Dalam Pasal 131 Ayat (1) Undang-Undang Nomor 22 Tahun 2009 tentang Lalu Lintas dan Angkutan Jalan (UU LLAJ) disebutkan bahwa pejalan kaki berhak atas ketersediaan fasilitas pendukung yang berupa trotoar, tempat penyebrangan, dan fasilitas lain. Dalam hal ini dapat diartikan kalau penggunaan trotoar hanya untuk pejalan kaki, dan bukan kendaraan beroda.
Namun nyatanya masih ada orang yang menyalahgunakan fungsi sesungguhnya dari trotoar. Hak pejalan kaki tidak tercerminkan dari undang-undang.
Trotoar dirampas seenaknya oleh individu lain untuk kepentingan personalnya. Saya ambil contoh, seperti yang terjadi di jalan terusan Ibrahim Adjie dan Kiaracondong, Kota Bandung, setiap hari tidak sedikit orang yang menggunakan trotoar melenceng dari fungsi aslinya.
Pada pagi dan malam hari di sepanjang trotoar selalu ada pedagang kaki lima yang berjualan. Akibatnya selain jalan yang terhalang, tampilan trotoar menjadi terlihat kumuh dan seperti tidak terurus.

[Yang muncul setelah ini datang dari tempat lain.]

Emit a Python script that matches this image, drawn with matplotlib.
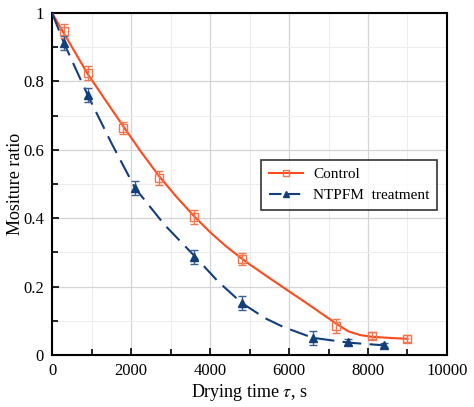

Dan bukan hanya itu saja, guiding block atau jalur bertekstur warna kuning yang berfungsi sebagai penuntun penyandang disabilitas khususnya tunanetra diabaikan seolah hanya menjadi hiasan semata. Pada jam makan siang trotoar menjadi salah satu lahan parkir ideal bagi mereka yang mementingkan urusan perut daripada kenyamanan bersama, terutama untuk pejalan kaki.
Pada sore hari tidak sedikit para pengendara roda dua yang nekat melintas di trotoar, biasanya karena ketidaksabaran di jam pulang kerja. Jelas ini adalah pelanggaran yang dapat membahayakan nyawa pejalan kaki. Padahal pada pasal 106 Ayat (2) Undang-Undang Nomor 22 Tahun 2009 menyebut setiap orang yang mengemudikan kendaraan bermotor di jalan wajib mengutamakan keselamatan pejalan kaki dan pesepeda.
Jika tidak, maka mereka yang mengemudikan kendaraan bermotor tanpa mengutamakan keselamatan pejalan kaki akan dipidana dengan kurungan paling lama 2 bulan atau denda yang tidak sedikit, yaitu Rp500.000,00 (lima ratus ribu ripuah).
Pelanggaran-pelanggaran tersebut masih kerap terjadi sampai saat ini.
Kurangnya kesadaran masyarakat dalam menjaga ego untuk kepentingan bersama menjadi salah satu alasan mengapa hingga detik ini kasus perampasan hak pejalan kaki ini tidak kunjung reda.
Kekurangan lahan untuk berjualan atau parkir juga menjadi salah satu masalah yang tidak bisa dibiarkan begitu saja. Perlu ada sosialisasi menyeluruh kepada masyarakat terhadap fungsi asli dari trotoar agar tercipta suasana nyaman dan aman bagi para pejalan kaki.